Even as she thought that, she knew it was a lost cause. Yuki would want her to continue because Jennifer had taught her that this was her job, had made her daughter understand how important that job was and that other people depended on her doing that job . . . and Yukari Hsui, being very much her parents’ daughter, already cared what happened to other people.

So it wasn’t just that Yuki would want her to continue; it was that the profession, or at least Jennifer’s view of her profession, demanded she continue. There was no legal requirement, but there was a moral requirement for a doctor that you helped the people you could, when they came to you for help. You might in regular practice decide you couldn’t afford to take on one more patient, but once they were your patient, that was it. You had assumed responsibility for helping them. In the operating room, an enemy soldier was just another patient and you did what you could.

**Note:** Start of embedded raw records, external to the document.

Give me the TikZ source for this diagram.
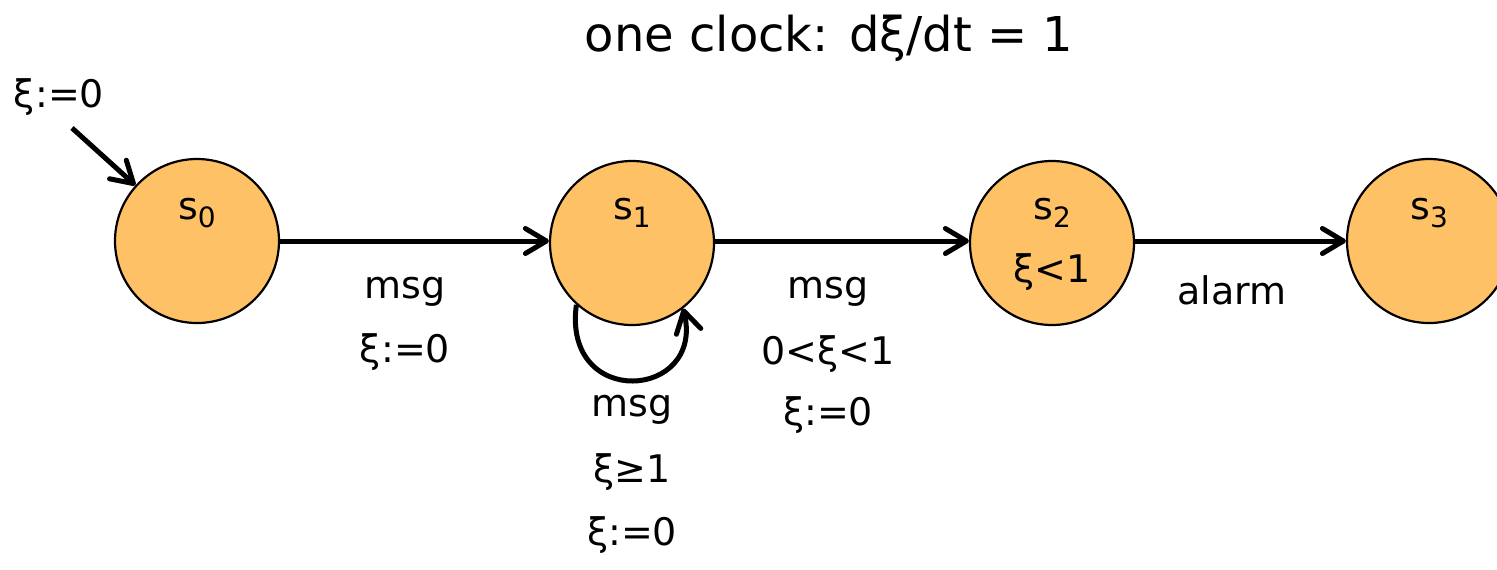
\documentclass[tikz,border=0pt]{standalone}
\usepackage{fontspec}
\setmainfont{DejaVu Sans}
\usetikzlibrary{arrows.meta}
\definecolor{stfill}{RGB}{255,193,102}
\newcommand{\sub}[1]{\raisebox{-0.4ex}{\fontsize{28}{32}\selectfont #1}}
\begin{document}
\begin{tikzpicture}[x=1pt,y=-1pt,
  state/.style={circle,draw=black,line width=2.2pt,fill=stfill,minimum size=164pt,inner sep=0pt},
  lbl/.style={font=\fontsize{38}{44}\selectfont,inner sep=0pt},
  edge/.style={line width=5pt,-{Straight Barb[length=21pt,width=25pt,line cap=round,line join=round]}}]
\useasboundingbox (0,0) rectangle (1497,570);
\node[state] (s0) at (197,241) {};
\node[state] (s1) at (632,243) {};
\node[state] (s2) at (1052,243) {};
\node[state] (s3) at (1429,241) {};
\node[lbl] (t0) at (197,213) {s\sub{0}};
\node[lbl] (t1) at (632,213) {s\sub{1}};
\node[lbl] (t2) at (1052,213) {s\sub{2}};
\node[lbl] (t3) at (1429,213) {s\sub{3}};
\node[lbl] (inv2) at (1052,272) {ξ<1};
\node[font=\fontsize{48}{54}\selectfont,inner sep=0pt] (title) at (829,38) {one clock: dξ/dt = 1};
\node[lbl] (init) at (59,97) {ξ:=0};
\coordinate (istart) at (72,128);
\draw[edge] (istart) -- (s0);
\draw[edge] (s0.east) -- (s1.west |- s0.east);
\draw[edge] (s1.east |- s0.east) -- (s2.west |- s0.east);
\draw[edge] (s2.east |- s0.east) -- (s3.west);
\draw[edge] (s1.-132) .. controls (562,410) and (705,400) .. (s1.-52);
\node[lbl] (a1) at (405,292) {msg};
\node[lbl] (a2) at (405,352) {ξ:=0};
\node[lbl] (b1) at (632,410) {msg};
\node[lbl] (b2) at (632,472) {ξ≥1};
\node[lbl] (b3) at (632,535) {ξ:=0};
\node[lbl] (c1) at (828,292) {msg};
\node[lbl] (c2) at (828,354) {0<ξ<1};
\node[lbl] (c3) at (828,415) {ξ:=0};
\node[lbl] (d1) at (1232,290) {alarm};
\end{tikzpicture}
\end{document}
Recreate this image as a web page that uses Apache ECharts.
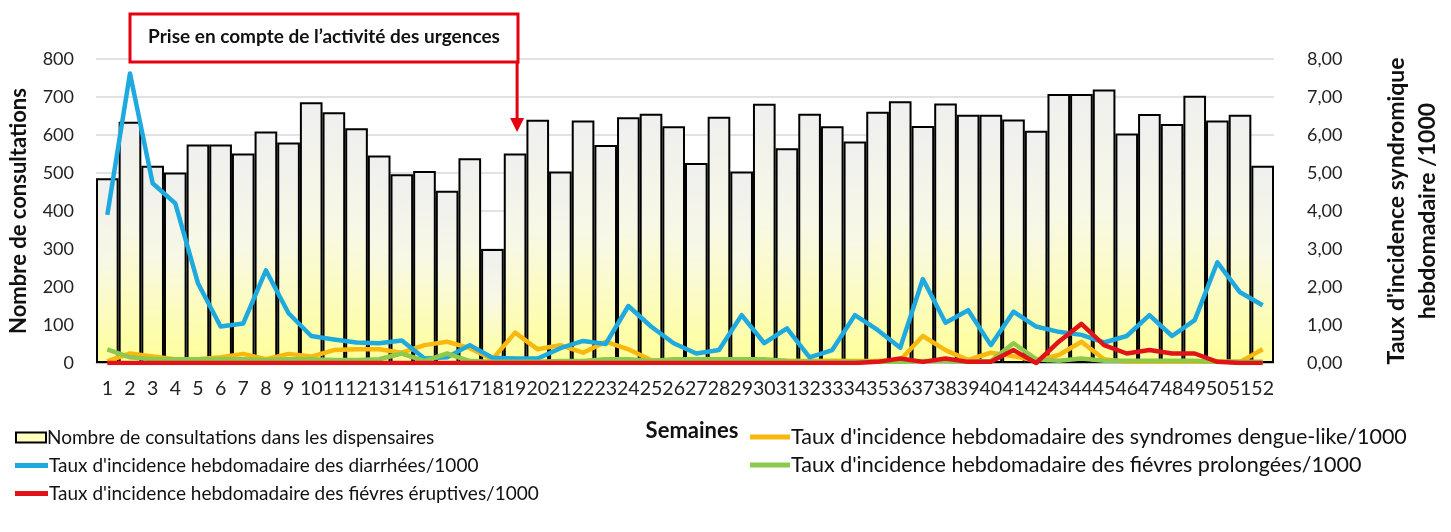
<!DOCTYPE html>
<html>
<head>
<meta charset="utf-8">
<script src="https://cdn.jsdelivr.net/npm/echarts@6/dist/echarts.min.js"></script>
<style>
html,body{margin:0;padding:0;background:#fff;}
#chart{width:1451px;height:532px;}
</style>
</head>
<body>
<div id="chart"></div>
<script>
const weeks = ['1','2','3','4','5','6','7','8','9','10','11','12','13','14','15','16','17','18','19','20','21','22','23','24','25','26','27','28','29','30','31','32','33','34','35','36','37','38','39','40','41','42','43','44','45','46','47','48','49','50','51','52'];
const consultations = [486,635,519,501,575,575,551,609,580,686,660,618,546,497,505,453,539,300,551,640,504,638,574,647,656,623,526,648,504,682,565,656,623,583,661,689,624,683,653,653,641,611,708,708,720,604,655,629,703,638,653,519];
const diarrhees = [3.90,7.62,4.73,4.20,2.10,0.96,1.04,2.44,1.31,0.71,0.62,0.54,0.52,0.59,0.12,0.15,0.47,0.14,0.12,0.12,0.39,0.58,0.50,1.50,0.96,0.52,0.25,0.34,1.26,0.52,0.91,0.15,0.34,1.26,0.87,0.40,2.21,1.06,1.39,0.47,1.35,0.96,0.82,0.74,0.54,0.71,1.26,0.71,1.13,2.65,1.86,1.52];
const dengue = [0.05,0.25,0.17,0.10,0.10,0.15,0.24,0.10,0.24,0.17,0.34,0.36,0.36,0.27,0.47,0.56,0.39,0.10,0.80,0.36,0.47,0.27,0.56,0.36,0.08,0.05,0.06,0.08,0.08,0.08,0.06,0.05,0.06,0.05,0.05,0.08,0.71,0.34,0.08,0.27,0.18,0.06,0.21,0.56,0.10,0.03,0.03,0.03,0.03,0.03,0.03,0.36];
const prolongees = [0.36,0.15,0.10,0.10,0.10,0.10,0.10,0.08,0.10,0.10,0.08,0.08,0.10,0.25,0.05,0.25,0.05,0.03,0.03,0.03,0.05,0.05,0.10,0.10,0.05,0.10,0.10,0.10,0.10,0.10,0.05,0.03,0.03,0.03,0.03,0.03,0.05,0.05,0.03,0.05,0.52,0.10,0.06,0.12,0.06,0.06,0.06,0.06,0.06,0.03,0.03,0.03];
const eruptives = [0,0,0,0,0,0,0,0,0,0,0,0,0,0,0,0,0,0,0,0,0,0,0,0,0,0,0,0,0,0,0,0,0,0,0.03,0.12,0.03,0.12,0.03,0.03,0.34,0.00,0.56,1.03,0.47,0.25,0.34,0.25,0.25,0.03,0.00,0.00];
const leftTicks = {min:0, max:800, interval:100};
const rightTicks = {min:0, max:8, interval:1};

const names = {
  bar: 'Nombre de consultations dans les dispensaires',
  dengue: "Taux d'incidence hebdomadaire des syndromes dengue-like/1000",
  diar: "Taux d'incidence hebdomadaire des diarrhées/1000",
  prol: "Taux d'incidence hebdomadaire des fiévres prolongées/1000",
  erup: "Taux d'incidence hebdomadaire des fiévres éruptives/1000"
};
const colors = {dengue:'#F7B90F', diar:'#1EA9DF', prol:'#8CC94E', erup:'#E01418'};
const FONT = 'Lato, "Open Sans", sans-serif';
const chart = echarts.init(document.getElementById('chart'), null, {renderer:'canvas'});

function lineSeries(name, data, color){
  return {name, type:'line', yAxisIndex:1, data, symbol:'none', smooth:false,
    lineStyle:{color, width:4.5, join:'round'}, itemStyle:{color}, z:3};
}
function lineLegend(name, color, left, top, w, fs){
  return {left, top, padding:0, icon:'rect', itemWidth:w, itemHeight:5,
    textStyle:{fontFamily:FONT, fontSize:fs, color:'#111', padding:[0,0,0,-4]},
    data:[{name, itemStyle:{color}}]};
}

const option = {
  animation:false,
  textStyle:{fontFamily:FONT},
  grid:{left:94, right:170, top:59, bottom:169},
  legend:[
    {left:15, top:428, padding:0, icon:'rect', itemWidth:30, itemHeight:10,
     textStyle:{fontFamily:FONT, fontSize:19, color:'#111', padding:[0,0,0,-4]},
     data:[{name:names.bar, itemStyle:{color:'#FFFFC0', borderColor:'#000', borderWidth:2}}]},
    lineLegend(names.diar, colors.diar, 15, 456, 33, 19),
    lineLegend(names.erup, colors.erup, 15, 484, 33, 19),
    lineLegend(names.dengue, colors.dengue, 750, 426, 40, 21.5),
    lineLegend(names.prol, colors.prol, 750, 454, 40, 21.5)
  ],
  xAxis:{type:'category', data:weeks, name:'Semaines', nameLocation:'middle', nameGap:57,
    nameTextStyle:{fontFamily:FONT, fontWeight:'bold', fontSize:22, color:'#111', padding:[0,0,0,14]},
    axisTick:{show:false}, axisLine:{show:true, lineStyle:{color:'#bfbfbf'}},
    axisLabel:{interval:0, margin:16, fontSize:19.5, color:'#222', fontFamily:FONT}},
  yAxis:[
    {type:'value', min:leftTicks.min, max:leftTicks.max, interval:leftTicks.interval,
     name:'Nombre de consultations', nameLocation:'middle', nameGap:66, nameRotate:90,
     nameTextStyle:{fontFamily:FONT, fontWeight:'bold', fontSize:22, color:'#111'},
     axisLine:{show:false}, axisTick:{show:false},
     axisLabel:{margin:22, fontSize:18, color:'#222', fontFamily:FONT},
     splitLine:{show:true, lineStyle:{color:'#d9d9d9', width:1.5}}},
    {type:'value', min:rightTicks.min, max:rightTicks.max, interval:rightTicks.interval,
     name:"Taux d'incidence syndromique\nhebdomadaire /1000", nameLocation:'middle', nameGap:107, nameRotate:90,
     nameTextStyle:{fontFamily:FONT, fontWeight:'bold', fontSize:23, color:'#111', lineHeight:31, align:'center'},
     axisLine:{show:false}, axisTick:{show:false}, splitLine:{show:false},
     axisLabel:{margin:33, fontSize:18, color:'#222', fontFamily:FONT,
       formatter:v=>v.toFixed(2).replace('.',',')}}
  ],
  series:[
    {name:names.bar, type:'bar', data:consultations, barCategoryGap:'0%', z:2,
     itemStyle:{borderColor:'#000', borderWidth:2,
       color:new echarts.graphic.LinearGradient(0,0,0,1,[
         {offset:0, color:'#EFEFEF'},{offset:0.45, color:'#F8F8E6'},{offset:1, color:'#FFFF99'}])}},
    lineSeries(names.dengue, dengue, colors.dengue),
    lineSeries(names.diar, diarrhees, colors.diar),
    lineSeries(names.prol, prolongees, colors.prol),
    lineSeries(names.erup, eruptives, colors.erup)
  ]
};
chart.setOption(option);

const ax = chart.convertToPixel({xAxisIndex:0}, '19');
chart.setOption({graphic:[
  {type:'rect', shape:{x:130, y:14, width:388, height:48}, style:{fill:'#fff', stroke:'#E3000F', lineWidth:3}, z:10},
  {type:'text', x:324, y:37, style:{text:'Prise en compte de l’activité des urgences', fontFamily:FONT, fontWeight:'bold', fontSize:19, fill:'#111', align:'center', verticalAlign:'middle'}, z:11},
  {type:'line', shape:{x1:ax+2, y1:62, x2:ax+2, y2:120}, style:{stroke:'#E3000F', lineWidth:3}, z:10},
  {type:'polygon', shape:{points:[[ax-5,118],[ax+9,118],[ax+2,132]]}, style:{fill:'#E3000F'}, z:10}
]});
</script>
</body>
</html>
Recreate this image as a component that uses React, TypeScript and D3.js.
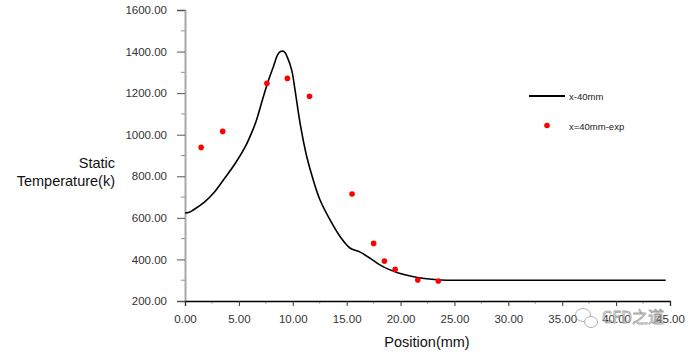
import React, { useEffect, useRef } from 'react';
import * as d3 from 'd3';

// simulated curve x-40mm
const linePos = [0, 0.4, 0.77, 1.86, 2.63, 3.56, 4.64, 5.57, 6.19, 6.6, 7.27, 7.8, 8.2, 8.6, 8.85, 9.2, 9.5, 9.9, 10.21, 10.68, 11.3, 11.9, 12.53, 13.46, 14.4, 15.3, 16.25, 17.2, 18.0, 18.7, 19.8, 20.9, 22.2, 23.7, 24.6, 30, 35, 40, 44.6];
const lineTemp = [623, 627, 638, 678, 718, 782, 860, 940, 1010, 1065, 1183, 1270, 1327, 1385, 1400, 1400, 1372, 1311, 1215, 1055, 894, 782, 686, 590, 509, 455, 435, 405, 376, 357, 335, 320, 308, 301, 300, 300, 300, 300, 300];

// experiment x=40mm-exp
const expPos = [1.5, 3.5, 7.6, 9.5, 11.55, 15.5, 17.5, 18.5, 19.5, 21.6, 23.5];
const expTemp = [939, 1016, 1247, 1271, 1185, 715, 477, 392, 352, 301, 296];

const xTicks = [0, 5, 10, 15, 20, 25, 30, 35, 40, 45];
const yTicks = [200, 400, 600, 800, 1000, 1200, 1400, 1600];

const W = 688, H = 354;
const margin = { left: 185, top: 10, right: 18, bottom: 53 };

const App = () => {
    const svgRef = useRef<SVGSVGElement>(null);

    useEffect(() => {
        const svg = d3.select(svgRef.current);
        svg.selectAll('*').remove();
        const font = "Arial, 'Liberation Sans', sans-serif";

        const x = d3.scaleLinear().domain([0, 45]).range([margin.left, W - margin.right]);
        const y = d3.scaleLinear().domain([200, 1600]).range([H - margin.bottom, margin.top]);

        // minor ticks
        const minorX = d3.range(2.5, 45, 5);
        const minorY = d3.range(300, 1600, 200);
        svg.append('g').selectAll('line').data(minorX).enter().append('line')
            .attr('x1', d => x(d)).attr('x2', d => x(d))
            .attr('y1', y(200)).attr('y2', y(200) + 3)
            .attr('stroke', '#b0b0b0').attr('stroke-width', 1);
        svg.append('g').selectAll('line').data(minorY).enter().append('line')
            .attr('x1', x(0) - 4).attr('x2', x(0))
            .attr('y1', d => y(d)).attr('y2', d => y(d))
            .attr('stroke', '#909090').attr('stroke-width', 1);

        // y axis
        const yAxis = svg.append('g').attr('transform', `translate(${x(0)},0)`)
            .call(d3.axisLeft(y).tickValues(yTicks).tickSize(8).tickPadding(10).tickFormat(d3.format('.2f')));
        yAxis.select('.domain').attr('stroke', '#a8a8a8').attr('stroke-width', 2);
        yAxis.selectAll('.tick line').attr('stroke', '#555');
        yAxis.selectAll('text').attr('fill', '#333').style('font-family', font).style('font-size', '11.5px');

        // x axis
        const xAxis = svg.append('g').attr('transform', `translate(0,${y(200)})`)
            .call(d3.axisBottom(x).tickValues(xTicks).tickSize(5).tickPadding(9).tickFormat(d3.format('.2f')));
        xAxis.select('.domain').attr('stroke', '#000').attr('stroke-width', 1.3);
        xAxis.selectAll('.tick line').attr('stroke', '#333');
        xAxis.selectAll('text').attr('fill', '#333').style('font-family', font).style('font-size', '11.5px');

        // curve
        const line = d3.line<number>()
            .x((d, i) => x(linePos[i]))
            .y(d => y(d))
            .curve(d3.curveCatmullRom.alpha(0.5));
        svg.append('path').datum(lineTemp)
            .attr('d', line)
            .attr('fill', 'none').attr('stroke', '#000').attr('stroke-width', 1.6);

        // experiment points
        svg.append('g').selectAll('circle').data(expTemp).enter().append('circle')
            .attr('cx', (d, i) => x(expPos[i]))
            .attr('cy', d => y(d))
            .attr('r', 2.8)
            .attr('fill', '#ff0000');

        // legend
        const lg = svg.append('g').style('font-family', font).style('font-size', '9.5px').attr('fill', '#222');
        lg.append('line').attr('x1', 529).attr('x2', 565).attr('y1', 96).attr('y2', 96)
            .attr('stroke', '#000').attr('stroke-width', 2);
        lg.append('text').attr('x', 569).attr('y', 99.5).text('x-40mm');
        lg.append('circle').attr('cx', 547).attr('cy', 125.5).attr('r', 2.8).attr('fill', '#ff0000');
        lg.append('text').attr('x', 569).attr('y', 129.5).text('x=40mm-exp');

        // axis titles
        const tt = svg.append('g').style('font-family', font).style('font-size', '14.5px').attr('fill', '#111');
        tt.append('text').attr('x', 115).attr('y', 168).attr('text-anchor', 'end').text('Static');
        tt.append('text').attr('x', 115).attr('y', 186).attr('text-anchor', 'end').text('Temperature(k)');
        tt.append('text').attr('x', 427).attr('y', 347).attr('text-anchor', 'middle').text('Position(mm)');

        // watermark
        const wm = svg.append('g').attr('opacity', 0.75);
        wm.append('ellipse').attr('cx', 583).attr('cy', 315).attr('rx', 7.5).attr('ry', 6.5)
            .attr('fill', 'none').attr('stroke', '#999').attr('stroke-width', 1);
        wm.append('ellipse').attr('cx', 591).attr('cy', 322).attr('rx', 6.5).attr('ry', 5.5)
            .attr('fill', '#fff').attr('stroke', '#999').attr('stroke-width', 1);
        wm.append('text').attr('x', 602).attr('y', 323)
            .style('font-family', "'Noto Sans CJK SC', sans-serif").style('font-size', '16px')
            .attr('fill', '#fff').attr('stroke', '#888').attr('stroke-width', 0.8)
            .text('CFD之道');
    }, []);

    return (
        <div style={{ position: 'absolute', left: 0, top: 0 }}>
            <svg ref={svgRef} width={W} height={H} style={{ display: 'block', background: '#fff' }}></svg>
        </div>
    );
};

export default App;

And that didn’t change because you were working on the mind instead of the body. Legend was her patient, and she wasn’t going to let anything – least of all herself – scare her off from doing what she could to help him deal with what were undoubtedly some of the most difficult and unusual problems anyone had ever faced.

Decision made, she felt a weight lift from her. Oh, the fear that something terrible could happen was still there, but she accepted that. Other doctors, in other times, had risked at least as much, and in this case her patient risked a great deal for others every day.

The outer door chimed, and she took a breath and readied herself. Time to get back to work.